Net income in the six months ended September 30 was $11.3 million, or 1.7 cents a share, from a loss of $82.4 million, or 16.3 cents a year earlier, the Auckland-based company said in a statement today. Sales fell to $549.9 million from $584.5 million.
The manufacturer of fridges, ovens, washing machines and driers took $107 million in one-time costs, writedowns and impairments in the year-earlier period, when it shifted plants to lower-cost countries and nearer to export markets, restructured its debt and eliminated jobs.
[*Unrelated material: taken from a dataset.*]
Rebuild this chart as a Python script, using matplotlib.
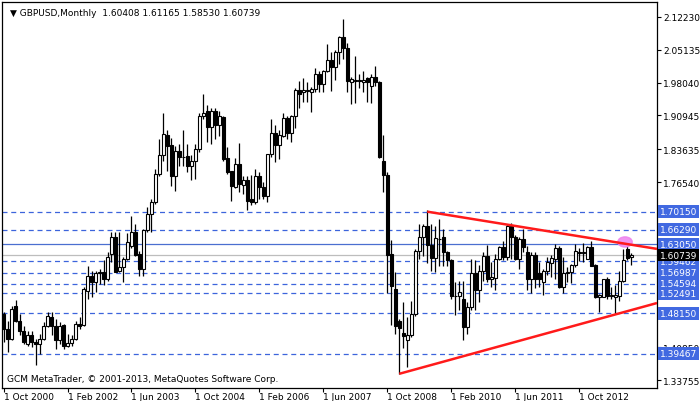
import matplotlib
matplotlib.use("Agg")
import matplotlib.pyplot as plt
from matplotlib.patches import Ellipse, Rectangle

opens = [1.480,1.448,1.427,1.497,1.465,1.444,1.416,1.434,1.419,1.416,1.427,1.454,1.473,1.454,1.423,1.457,1.412,1.418,1.426,1.459,
 1.457,1.531,1.563,1.549,1.569,1.571,1.556,1.610,1.646,1.574,1.581,1.599,1.628,1.657,1.610,1.578,1.661,1.697,1.722,1.783,
 1.823,1.867,1.846,1.778,1.833,1.820,1.822,1.801,1.810,1.837,1.909,1.920,1.884,1.920,1.889,1.907,1.817,1.790,1.754,1.805,
 1.760,1.769,1.729,1.722,1.779,1.754,1.736,1.826,1.872,1.846,1.866,1.903,1.872,1.908,1.964,1.960,1.962,1.961,1.967,2.000,
 1.978,2.006,2.029,2.015,2.046,2.078,2.055,1.981,1.985,1.986,1.981,1.990,1.974,1.992,1.981,1.810,1.781,1.610,1.534,1.465,
 1.439,1.425,1.435,1.480,1.617,1.646,1.671,1.630,1.601,1.643,1.646,1.614,1.596,1.520,1.519,1.513,1.452,1.495,1.569,1.533,
 1.574,1.605,1.555,1.558,1.599,1.625,1.603,1.671,1.646,1.599,1.643,1.615,1.556,1.608,1.569,1.550,1.574,1.591,1.599,1.623,
 1.538,1.569,1.571,1.587,1.614,1.613,1.599,1.625,1.586,1.516,1.516,1.555,1.520,1.518,1.520,1.552,1.621,1.60408]
highs = [1.485,1.466,1.498,1.511,1.480,1.455,1.444,1.444,1.427,1.437,1.462,1.484,1.484,1.470,1.462,1.459,1.437,1.434,1.466,1.473,
 1.538,1.585,1.574,1.574,1.578,1.596,1.614,1.657,1.657,1.657,1.603,1.655,1.693,1.675,1.617,1.665,1.711,1.729,1.794,1.859,
 1.915,1.877,1.860,1.844,1.848,1.877,1.848,1.823,1.848,1.915,1.956,1.931,1.925,1.925,1.920,1.909,1.841,1.790,1.817,1.850,
 1.779,1.779,1.781,1.794,1.787,1.765,1.826,1.902,1.888,1.877,1.915,1.909,1.911,1.968,1.985,1.990,1.981,1.970,2.011,2.005,
 2.008,2.064,2.047,2.050,2.082,2.117,2.066,1.992,2.037,1.999,2.005,1.992,1.999,2.016,1.985,1.867,1.787,1.641,1.572,1.470,
 1.506,1.473,1.509,1.621,1.675,1.675,1.704,1.675,1.671,1.685,1.664,1.617,1.599,1.549,1.552,1.552,1.506,1.599,1.598,1.586,
 1.614,1.630,1.592,1.610,1.628,1.639,1.675,1.677,1.650,1.646,1.663,1.627,1.614,1.615,1.592,1.578,1.603,1.607,1.632,1.627,
 1.603,1.581,1.589,1.632,1.622,1.634,1.628,1.637,1.589,1.524,1.556,1.560,1.538,1.542,1.574,1.621,1.628,1.61165]
lows = [1.420,1.398,1.423,1.462,1.434,1.416,1.412,1.408,1.369,1.394,1.423,1.452,1.434,1.405,1.416,1.405,1.408,1.412,1.423,1.448,
 1.455,1.513,1.516,1.527,1.545,1.542,1.552,1.592,1.570,1.570,1.549,1.596,1.624,1.605,1.563,1.563,1.657,1.657,1.718,1.779,
 1.812,1.790,1.758,1.747,1.801,1.801,1.787,1.769,1.772,1.830,1.902,1.851,1.848,1.859,1.866,1.812,1.783,1.725,1.752,1.743,
 1.740,1.704,1.715,1.718,1.729,1.729,1.722,1.819,1.808,1.815,1.862,1.859,1.851,1.882,1.925,1.939,1.938,1.916,1.960,1.960,
 1.960,2.004,1.963,1.987,2.021,2.032,1.961,1.934,1.936,1.969,1.960,1.939,1.936,1.974,1.817,1.743,1.526,1.457,1.437,1.351,
 1.406,1.365,1.430,1.477,1.599,1.605,1.591,1.574,1.570,1.585,1.583,1.585,1.513,1.478,1.488,1.423,1.437,1.488,1.488,1.506,
 1.552,1.549,1.538,1.533,1.596,1.598,1.596,1.599,1.596,1.578,1.614,1.533,1.526,1.536,1.538,1.522,1.565,1.560,1.556,1.536,
 1.526,1.549,1.547,1.581,1.594,1.592,1.599,1.585,1.514,1.484,1.516,1.513,1.513,1.480,1.509,1.550,1.596,1.58530]
closes = [1.448,1.427,1.491,1.465,1.444,1.419,1.434,1.419,1.416,1.427,1.454,1.477,1.454,1.423,1.454,1.412,1.418,1.426,1.459,1.454,
 1.534,1.563,1.549,1.569,1.571,1.556,1.603,1.646,1.570,1.581,1.599,1.635,1.657,1.608,1.578,1.661,1.697,1.722,1.783,1.824,
 1.869,1.844,1.778,1.833,1.819,1.819,1.801,1.810,1.837,1.909,1.915,1.884,1.920,1.889,1.909,1.815,1.787,1.756,1.805,1.761,
 1.769,1.725,1.722,1.779,1.754,1.736,1.826,1.872,1.846,1.867,1.903,1.872,1.908,1.964,1.956,1.965,1.964,1.967,1.999,1.978,
 2.006,2.029,2.015,2.047,2.078,2.055,1.983,1.988,1.987,1.984,1.986,1.981,1.992,1.981,1.820,1.781,1.608,1.540,1.454,1.449,
 1.432,1.435,1.480,1.616,1.646,1.670,1.630,1.601,1.644,1.642,1.614,1.596,1.519,1.519,1.527,1.452,1.495,1.569,1.533,1.574,
 1.605,1.555,1.560,1.599,1.625,1.603,1.671,1.646,1.599,1.643,1.625,1.556,1.608,1.556,1.555,1.574,1.592,1.601,1.623,1.538,
 1.569,1.571,1.587,1.617,1.613,1.615,1.625,1.585,1.516,1.521,1.555,1.520,1.520,1.521,1.552,1.598,1.601,1.60739]

date_labels = ["1 Oct 2000","1 Feb 2002","1 Jun 2003","1 Oct 2004","1 Feb 2006",
               "1 Jun 2007","1 Oct 2008","1 Feb 2010","1 Jun 2011","1 Oct 2012"]
date_label_bars = [0,16,32,48,64,80,96,112,128,144]
price_ticks = [2.12230,2.05135,1.98040,1.90945,1.83635,1.76540,1.40850,1.33755]
dashed_levels = [1.70150,1.66290,1.59462,1.56987,1.54594,1.52491,1.48150,1.39467]
resist_level = 1.63050
current_price = 1.60739
upper_line_x = [106, 163.5]
upper_line_y = [1.7015, 1.621]
lower_line_x = [99, 163.5]
lower_line_y = [1.351, 1.504]

W, H = 700, 402
fig = plt.figure(figsize=(7, 4.02), dpi=100)
ax = fig.add_axes([2/W, 13/H, 655/W, 386/H])
ax.set_xlim(-0.4, 163.5)
ax.set_ylim(1.3203, 2.1547)

blue = "#3c64dc"
for lv in dashed_levels:
    ax.axhline(lv, color=blue, lw=0.9, ls=(0, (4, 3)), zorder=1)
ax.axhline(resist_level, color="#4a6fd0", lw=0.9, zorder=1)
ax.axhline(current_price, color="#bdbdbd", lw=0.9, zorder=1)

n = len(closes)
xs = list(range(n))
ax.vlines(xs, lows, highs, color="black", lw=0.9, zorder=2)
bw = 0.75
for i in xs:
    o, c = opens[i], closes[i]
    b = min(o, c)
    h = max(abs(c - o), 0.0012)
    ax.add_patch(Rectangle((i - bw/2, b), bw, h, facecolor="white" if c >= o else "black",
                           edgecolor="black", lw=0.8, zorder=3))

ax.plot(upper_line_x, upper_line_y, color="#ff1a1a", lw=1.8, zorder=4, solid_capstyle="butt")
ax.plot(lower_line_x, lower_line_y, color="#ff1a1a", lw=1.8, zorder=4, solid_capstyle="butt")
ax.add_patch(Ellipse((155.5, 1.636), 3.6, 0.022, color="#ee82ee", alpha=0.85, zorder=3.5))

for s in ["top", "right", "left", "bottom"]:
    ax.spines[s].set_linewidth(0.9)
ax.yaxis.tick_right()
ax.set_yticks(price_ticks)
ax.set_yticklabels([f"{v:.5f}" for v in price_ticks], fontsize=6.5)
ax.tick_params(axis="y", length=3, width=0.8, pad=1.5)
ax.set_xticks(date_label_bars)
ax.set_xticklabels(date_labels, fontsize=6.5, ha="left")
ax.tick_params(axis="x", length=3, width=0.8, pad=0)

# right labels
for lv in dashed_levels + [resist_level]:
    ax.text(1.005, lv, f"{lv:.5f}", transform=ax.get_yaxis_transform(), fontsize=6.5, color="white",
            va="center", ha="left", bbox=dict(boxstyle="square,pad=0.2", fc="#4169e1", ec="none"),
            clip_on=False, zorder=10)
ax.text(1.005, current_price, f"{current_price:.5f}", transform=ax.get_yaxis_transform(), fontsize=6.5,
        color="white", va="center", ha="left",
        bbox=dict(boxstyle="square,pad=0.2", fc="black", ec="none"), clip_on=False, zorder=11)

ax.text(0.012, 0.985, "▼ GBPUSD,Monthly  1.60408 1.61165 1.58530 1.60739", transform=ax.transAxes,
        fontsize=6.5, va="top", ha="left")
ax.text(0.008, 0.025, "GCM MetaTrader, © 2001-2013, MetaQuotes Software Corp.", transform=ax.transAxes,
        fontsize=6.5, va="center", ha="left")

fig.savefig("out.png", dpi=100)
The changes are beginning to bear fruit, with the company's gross margin rising 4% to $140.8 million, helped by a more favourable exchange rate.
"Our balance sheet position has strengthened, however appliance market conditions remain challenging," said chief executive Stuart Broadhurst.
The company lowered its guidance for full-year earnings and now expects earnings before interest and tax of $63 million to $70 million, from the $78 million it forecast at its annual meeting.
The company's appliances unit reported a 7% decline in operating revenue to $476 million, while EBIT climbed 18% to $6.8 million. For its finance unit, EBIT climbed 52% to $18.9 million, reflecting growth in interest and fee income and lower bad debts.
The shares fell 1 cent to 60 cents. In the past three months, the shares have surged 18%, outpacing an 8% advance in the NZX 50 Index. The shares are rated "outperform" based on the consensus of six recommendations compiled by Reuters.